If you can’t wait, go home to your kitchen
“Whoever is slow to anger has great understanding, but he who has a hasty temper exalts folly.” – Proverbs 14:29
Fer Cripes sake -- Kwitcherbellyachin’!
You know who you are… The pair of old farts raising Cain with the 16-year-old at the Mac & Don’s counter because he’d given you one maple syrup packet and you wanted two…
And you, the jerk who stiffed the college student pulling an extra part-time shift because the kitchen was slow and the bartender was backed up so she didn’t get you your beer and Buffalo wings as expeditiously as you would prefer…
And all you self-important fools lecturing managers, owners and franchisees on how to run their business even though you’ve never served a drink, flipped a burger or bussed a table in your entire comfortably privileged lives…
Yeah, you. Shut up. Sit down. Or go home and cook your own supper.
I’m fed up with you and I only eat in restaurants. I fear your lives would be in danger if I worked there and had easy access to large kitchen knives…
Now, I tend to frequent a number of bars, bistros and greasy spoons, mostly because I enjoy eating things I’d rather not cook and because there’s no practical way I can keep a dozen or so different kegs of beer in my kitchen fridge. It’s pretty clear from my seat in a booth or at the bar that this pandemic has taken a toll. Folks that worked there two years ago aren’t working there anymore and finding people to fill their aprons is proving a challenge. Almost everywhere I go there are fewer people doing more things with less experience than before we’d heard of COVID 19.
That means things are different.
For instance, I dropped by one of my favorite places a few days ago. It was a reasonably busy night and there were two servers and one cook covering a 20-foot bar, a dozen or so tables, some outside seating, and a steady run of carry-out orders to boot. Quiet frankly, the wait was long, but the beer was cold and the food was good. I left happy and look forward to being back.

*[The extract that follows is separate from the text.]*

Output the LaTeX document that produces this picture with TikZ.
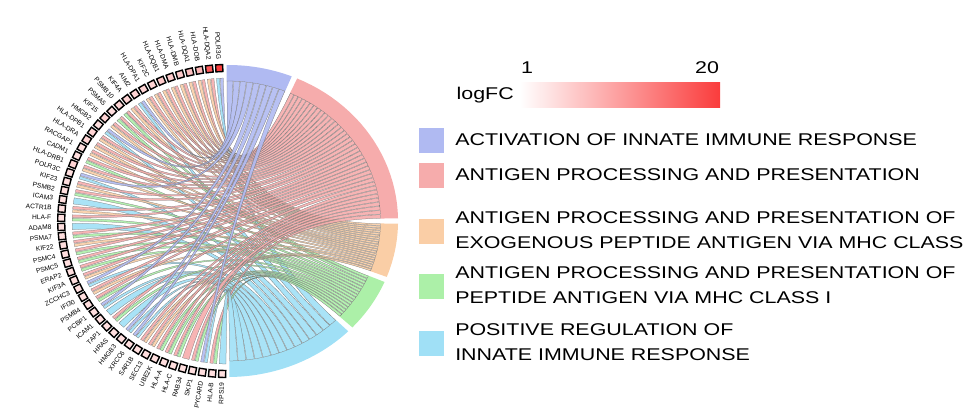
\documentclass[tikz,border=0pt]{standalone}
\usepackage{fontspec}
\setmainfont{Liberation Sans}
\definecolor{colA}{RGB}{176,186,242}
\definecolor{colB}{RGB}{246,172,172}
\definecolor{colC}{RGB}{250,206,166}
\definecolor{colD}{RGB}{172,240,168}
\definecolor{colE}{RGB}{160,224,246}
\definecolor{fcred}{RGB}{250,60,60}
\def\cx{228}\def\cy{195}\def\ex{1.09}
\def\tsA{90.5}\def\teA{68}\def\tnA{9}
\def\tsB{66}\def\teB{1}\def\tnB{38}
\def\tsC{-1}\def\teC{-21}\def\tnC{21}
\def\tsD{-23}\def\teD{-43}\def\tnD{16}
\def\tsE{-45}\def\teE{-89.5}\def\tnE{14}
\def\cntA{0}\def\cntB{0}\def\cntC{0}\def\cntD{0}\def\cntE{0}
\tikzset{
 gsq/.style={draw=black,line width=1.4pt,minimum size=7pt,inner sep=0pt},
 glab/.style={font=\fontsize{6.6}{7}\selectfont,inner sep=0pt,anchor=east},
 rib/.style={draw=black!55,line width=0.25pt,fill opacity=0.9},
 legbox/.style={minimum width=25pt,minimum height=25pt,inner sep=0pt},
 legtxt/.style={font=\fontsize{17}{25}\selectfont,anchor=west,align=left,inner sep=0pt,xscale=1.26}
}
\begin{document}
\begin{tikzpicture}[x=1pt,y=1pt]
\useasboundingbox (0,0) rectangle (971,416);
% term bands
\foreach \t in {A,B,C,D,E}{
 \fill[col\t] plot[domain=\csname ts\t\endcsname:\csname te\t\endcsname,samples=25] ({\cx+\ex*156*cos(\x)},{\cy+156*sin(\x)})
   -- plot[domain=\csname te\t\endcsname:\csname ts\t\endcsname,samples=25] ({\cx+\ex*140*cos(\x)},{\cy+140*sin(\x)}) -- cycle;
}
% genes and ribbons
\foreach \gname/\gk/\gmem/\gfc [count=\i from 0] in {
POLR3G/2/{A,E}/18, HLA-DQA2/2/{B,C}/15, HLA-DOB/2/{B,C}/6, HLA-DQA1/2/{B,C}/5, HLA-DMB/2/{B,C}/4,
HLA-DMA/2/{B,C}/4, HLA-DQB1/2/{B,C}/4, KIF2C/2/{B,C}/3, HLA-DPA1/2/{B,C}/3, AIM2/2/{A,E}/3,
KIF4A/2/{B,C}/3, PSMB10/2/{B,D}/3, PSMA5/2/{B,D}/2, KIF15/2/{B,C}/3, HMGB2/2/{A,E}/2,
HLA-DPB1/2/{B,C}/3, HLA-DRA/2/{B,C}/3, RACGAP1/2/{B,C}/2, CADM1/2/{B,D}/2, HLA-DRB1/2/{B,C}/3,
POLR3C/2/{A,E}/2, KIF23/2/{B,C}/2, PSMB2/2/{B,D}/2, ICAM3/1/{E}/2, ACTR1B/2/{B,C}/2,
HLA-F/2/{B,D}/2, ADAM8/1/{E}/2, PSMA7/2/{B,D}/2, KIF22/2/{B,C}/2, PSMC4/2/{B,D}/2,
PSMC5/2/{B,D}/2, ERAP2/2/{B,D}/2, KIF3A/2/{B,C}/2, ZCCHC3/2/{A,E}/2, IFI30/2/{B,C}/2,
PSMB4/2/{B,D}/2, PCBP1/2/{A,E}/2, ICAM1/1/{E}/2, TAP1/2/{B,D}/2, HRAS/1/{E}/2,
HMGB3/2/{A,E}/2, XRCC6/2/{A,E}/2, SAR1B/2/{B,C}/2, SEC13/2/{B,C}/2, UBE2K/2/{B,D}/2,
HLA-A/2/{B,D}/2, HLA-C/2/{B,D}/2, RAB34/1/{B}/2, SKP1/2/{B,D}/2, PYCARD/2/{A,E}/2,
HLA-B/2/{B,D}/2, RPS19/1/{E}/2}{
 \pgfmathsetmacro\ga{93+\i*175/51}
 \foreach \t [count=\j from 0] in \gmem {
  \pgfmathsetmacro\gaa{\ga-1.4+\j*2.8/\gk+0.15}
  \pgfmathsetmacro\gab{\ga-1.4+(\j+1)*2.8/\gk-0.15}
  \pgfmathsetmacro\ts{\csname ts\t\endcsname}
  \pgfmathsetmacro\te{\csname te\t\endcsname}
  \pgfmathsetmacro\tn{\csname tn\t\endcsname}
  \pgfmathsetmacro\n{\csname cnt\t\endcsname}
  \pgfmathsetmacro\stp{(\te-\ts)/\tn}
  \pgfmathsetmacro\tbig{\ts+\n*\stp-0.12}
  \pgfmathsetmacro\tsmall{\ts+(\n+1)*\stp+0.12}
  \pgfmathtruncatemacro\nn{\n+1}
  \expandafter\xdef\csname cnt\t\endcsname{\nn}
  \coordinate (g1) at ({\cx+\ex*143*cos(\gaa)},{\cy+143*sin(\gaa)});
  \coordinate (g2) at ({\cx+\ex*143*cos(\gab)},{\cy+143*sin(\gab)});
  \coordinate (c2) at ({\cx+\ex*45*cos(\gab)},{\cy+45*sin(\gab)});
  \coordinate (c1) at ({\cx+\ex*45*cos(\gaa)},{\cy+45*sin(\gaa)});
  \coordinate (t1) at ({\cx+\ex*140*cos(\tsmall)},{\cy+140*sin(\tsmall)});
  \coordinate (t2) at ({\cx+\ex*140*cos(\tbig)},{\cy+140*sin(\tbig)});
  \coordinate (d1) at ({\cx+\ex*45*cos(\tsmall)},{\cy+45*sin(\tsmall)});
  \coordinate (d2) at ({\cx+\ex*45*cos(\tbig)},{\cy+45*sin(\tbig)});
  \filldraw[rib,fill=col\t] (g1) -- (g2) .. controls (c2) and (d1) .. (t1) -- (t2) .. controls (d2) and (c1) .. (g1) -- cycle;
 }
 \pgfmathtruncatemacro\pct{min(100,(\gfc-1)/19*100+12)}
 \node[gsq,fill=fcred!\pct!white,rotate=\ga] (sq\i) at ({\cx+\ex*153*cos(\ga)},{\cy+153*sin(\ga)}) {};
 \node[glab,rotate=\ga+180] (lb\i) at ({\cx+\ex*162*cos(\ga)},{\cy+162*sin(\ga)}) {\gname};
}
% colour scale
\shade[left color=white,right color=fcred] (520,309) rectangle (720,334);
\node[legtxt,anchor=east] (lfc) at (514,321) {logFC};
\node[legtxt,anchor=center] (l1) at (527,348) {1};
\node[legtxt,anchor=center] (l20) at (707,348) {20};
% legend
\node[legbox,fill=colA] (kA) at (431,276) {};
\node[legtxt] (xA) at (455,276) {ACTIVATION OF INNATE IMMUNE RESPONSE};
\node[legbox,fill=colB] (kB) at (431,241) {};
\node[legtxt] (xB) at (455,241) {ANTIGEN PROCESSING AND PRESENTATION};
\node[legbox,fill=colC] (kC) at (431,185) {};
\node[legtxt] (xC) at (455,186) {ANTIGEN PROCESSING AND PRESENTATION OF\\EXOGENOUS PEPTIDE ANTIGEN VIA MHC CLASS};
\node[legbox,fill=colD] (kD) at (431,130) {};
\node[legtxt] (xD) at (455,131) {ANTIGEN PROCESSING AND PRESENTATION OF\\PEPTIDE ANTIGEN VIA MHC CLASS I};
\node[legbox,fill=colE] (kE) at (431,73) {};
\node[legtxt] (xE) at (455,74) {POSITIVE REGULATION OF\\INNATE IMMUNE RESPONSE};
\end{tikzpicture}
\end{document}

After working a good number of years in the kitchen and behind the bar, I could see what they were up against. They did good. Sometimes things just take a while.
And, by the way, the management rather proactively put a little notice on the menu board and on each table reminding the clientele that good things come to those who wait and patience is a virtue. That night, at least, it seemed folks were taking that message to heart.
But too often that’s the exception, rather than the rule. Time was when eating a meal away from home was a treat, a reasonably big deal. But of late it’s become a commonplace thing to have someone else cook our food, wash our dishes and thank us copiously for the privilege. Consequently, all too often, otherwise ordinary folks seem to feel that an order for a couple of double cheeseburgers and fries entitles them to take on airs like they’re Marie Antoinette or the Shah of Iran – entitled to have the lower orders at their beck and call and to offer up abuse at their slightest displeasure. Somehow these tinfoil tyrants think if they can get the server fired or get the cook to quit they’ve accomplished great things; proved again that the customer is always right – after showing the world they’re an arrogant arse who we can all do without. Impatient, impolite, insulting, they raise a stink and we all have to smell it.
Really, if you can’t stand the wait, go home to your kitchen.